There are approximately 750 men and women on death row in California.  Tom Thompson is one of 13 who have been executed since the death penalty was reinstated almost 40 years ago.  While others sentenced to death around the same time languished on death row (several of whom continue to languish), his case jumped to the head of the class for no discernible reason.  And then a series of safeguards designed to ensure that the death penalty is fairly and reliably imposed -- most importantly, state and federal court review -- completely and utterly failed. 

Tom was represented by a trial lawyer who declined to provide even minimally competent representation that is constitutionally required in a capital case. He was convicted and sentenced to death in a county where a cynical prosecutor could pick and choose among jail inmates who were willing and able to manufacture evidence to support the prosecution’s theory of the case.  Nevertheless, his conviction and death judgment were rubber-stamped by the California Supreme Court which for most of the last three decades refused to meaningfully review death penalty cases.

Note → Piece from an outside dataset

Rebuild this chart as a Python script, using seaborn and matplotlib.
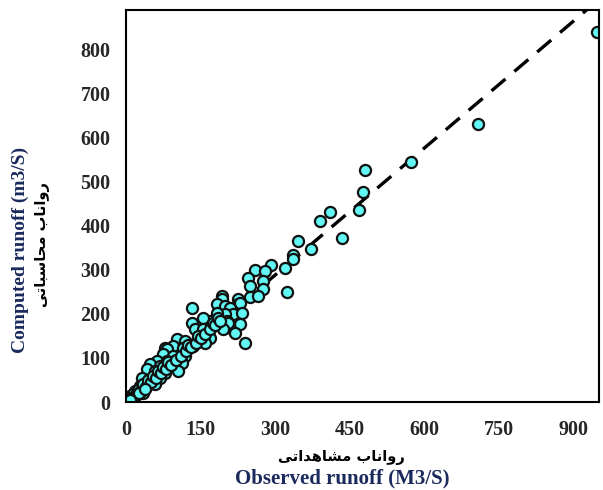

Tom's death sentence and rape-related charges were reversed in federal court based on his lawyer's failure to adequately challenge the prosecutor's case.  But a randomly drawn conservative 3-judge panel of the Ninth Circuit overturned that ruling and further review by an 11-judge "en banc" panel was denied -- not because of anything having to due with the merits of Tom's legal claims, but because of a glitch in the court's internal communication system.  The Ninth Circuit ultimately remedied its oversight, vacated the death judgment and ordered a new trial.  But the U.S. Supreme Court reversed and reinstated Tom's death sentence based on a legal technicality -- that Ninth Circuit had waited to long to grant relief.  Meanwhile, new evidence surfaced that corroborated Tom's long-standing version of events supporting his claim of innocence.  But this evidence was deemed to have been discovered too late and presenting it to the courts was stymied by insurmountable legal procedures that favored finality over fairness and reliability.

Almost twenty years later, poor defense lawyers, unsavory prosecutors, disinterested courts and impenetrable procedural hurdles remain all too common elements in capital cases.  They are inherent aspects of an irreparably dysfunctional system. Apart from the barbarity of the death penalty, the absence of meaningful safeguards to ensure that death sentences are not unreliably and arbitrarily imposed and carried out should be deeply disturbing to anyone who cares about justice. 

There are two death penalty initiatives on the ballot in California:  Proposition 62 will repeal the death penalty and replace it with a sentence of life without the possibility of parole.  Proposition 66 purports to reform it with what the Los Angeles Times described as “a menu of mostly distasteful ideas.”

What Proposition 66 would actually do is take a broken system and make it worse by shifting the costs and burdens to ill-equipped lower courts and unqualified attorneys. It purports to speed up appellate review of death sentences by adding new bureaucratic layers to the process -- saddling local trial courts with the responsibility of adjudicating capital appeals and forcing attorneys with no experience with capital cases to take them. 

Proposition 66 would do absolutely nothing to address the root problems with California's death penalty – arbitrariness and unreliability -- the problems which led to Tom Thompson's execution.  Worse, it would further undermine the already tenuous ability of the legal system to ensure that death sentences are fairly and consistently imposed and that innocent men and women are not executed.  If it passes, Proposition 66 will pave the way for more Tom Thompsons.

Proposition 62 provides a simple, commonsense solution to an unfixable death penalty system.  It would finally put an end to this risky, arbitrary and dysfunctional mess.